Fast forward to three years later, and Su-Ji accidentally bumps into Jae-Jun while in the midst of a mission, and sparks fly, of a different sort. What she and us the audience don't know, is that Jae-Jun is an agent as well, albeit belonging to a different agency, but have the same enemies in their gun-sights. And it is this interplay of a long long romance now returned, and an opportunity for revenge needless to say, while concealing both their respective identities from each other, that lead to natural comedic situations, as well as setting action sequences up for double the whammy given two skilled agents in the field now.
It's easy to dismiss this as just another hack on the Hollywood film, but it's easy to identify with the underlying issues that My Girlfriend is an Agent poses. We aren't agents, but it plays on the fact that we have different facades that we put on in different aspects of our life, and sometimes these concerns come clashing with one another, leaving us in a dilemma on what to do, and which decision to take when faced with a fork in the road. Honesty is probably the best policy when it comes to relationships, but sometimes you wonder if a white lie could in fact spare the other some pain, physically or emotionally, and for cases like these super-spies, likely to be more for the physical protection of their loved ones.
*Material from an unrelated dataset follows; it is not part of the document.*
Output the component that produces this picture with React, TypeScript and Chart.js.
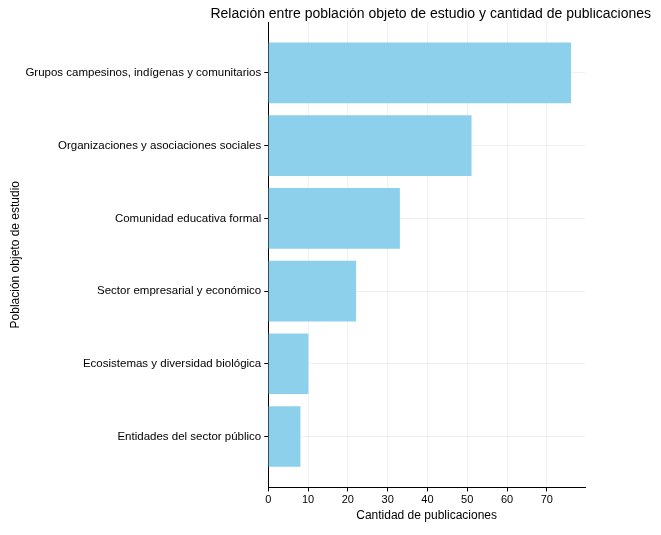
import React, { useEffect, useRef } from "react";
import { Chart, registerables } from "chart.js";
Chart.register(...registerables);

const categories = [
  "Grupos campesinos, indígenas y comunitarios",
  "Organizaciones y asociaciones sociales",
  "Comunidad educativa formal",
  "Sector empresarial y económico",
  "Ecosistemas y diversidad biológica",
  "Entidades del sector público",
];
const values = [76, 51, 33, 22, 10, 8];
const xTicks = [0, 10, 20, 30, 40, 50, 60, 70];
const title = "Relación entre población objeto de estudio y cantidad de publicaciones";

export default function App() {
  const ref = useRef<HTMLCanvasElement>(null);
  useEffect(() => {
    const font = "Liberation Sans";
    const titlePlugin = {
      id: "ttl",
      afterDraw(c: any) {
        const ctx = c.ctx;
        ctx.save();
        ctx.font = `14px ${font}`;
        ctx.fillStyle = "#000";
        ctx.textAlign = "right";
        ctx.textBaseline = "middle";
        ctx.fillText(title, c.width - 2, 6);
        ctx.restore();
      },
    };
    const chart = new Chart(ref.current!, {
      type: "bar",
      data: {
        datasets: [
          {
            data: values.map((v, i) => ({ x: v, y: i })),
            backgroundColor: "rgba(135,206,235,0.95)",
            barThickness: 60,
          },
        ],
      },
      plugins: [titlePlugin],
      options: {
        indexAxis: "y",
        animation: false,
        responsive: true,
        maintainAspectRatio: false,
        layout: { padding: { top: 14, right: 68, left: 0, bottom: 0 } },
        plugins: { legend: { display: false }, tooltip: { enabled: false } },
        scales: {
          x: {
            type: "linear",
            min: 0,
            max: 79.6,
            afterBuildTicks: (s: any) => { s.ticks = xTicks.map((v) => ({ value: v })); },
            grid: { color: "rgba(0,0,0,0.06)", tickColor: "#000", tickLength: 4 },
            border: { color: "#000", width: 1 },
            ticks: { color: "#000", font: { family: font, size: 11 }, padding: 2 },
            title: { display: true, text: "Cantidad de publicaciones", color: "#000", font: { family: font, size: 12 }, padding: { top: 0 } },
          },
          y: {
            type: "linear",
            reverse: true,
            offset: false,
            min: -0.7,
            max: 5.7,
            afterBuildTicks: (s: any) => { s.ticks = categories.map((_, i) => ({ value: i })); },
            grid: { color: "rgba(0,0,0,0.06)", tickColor: "#000", tickLength: 4, offset: false },
            border: { color: "#000", width: 1 },
            ticks: { color: "#000", font: { family: font, size: 11.5 }, padding: 3, callback: (v: any) => categories[v] ?? "" },
            title: { display: true, text: "Población objeto de estudio", color: "#000", font: { family: font, size: 12 }, padding: { bottom: 0, top: 0 } },
          },
        },
      },
    });
    return () => chart.destroy();
  }, []);
  return (
    <div style={{ width: 645, height: 519 }}>
      <canvas ref={ref} />
    </div>
  );
}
Not everyone can operate like a James Bond, who's probably the worst secret agent out there with practically a useless cover with such a persona well known.
Kim Ha-Neul and Kang Ji-Hwan share some comfortable chemistry whether they're up against each other, or rekindling their feelings. Their television star status should ensure that fans everywhere would hit the cinemas to support their stars in their big screen outing (you should see the response during their whirlwind tour of our city state). While Ha-Neul probably had it easier ramping up the sexiness of her role, Ji-Hwan is no pushover with his endearing, bumbling agent that personally I thought was the more interesting of the two.
The English title may sound tacky, but don't let that stop you from enjoying this lightweight, romantic comedy with action sequences that are a throwback similar to what Hong Kong films in the 80s have done.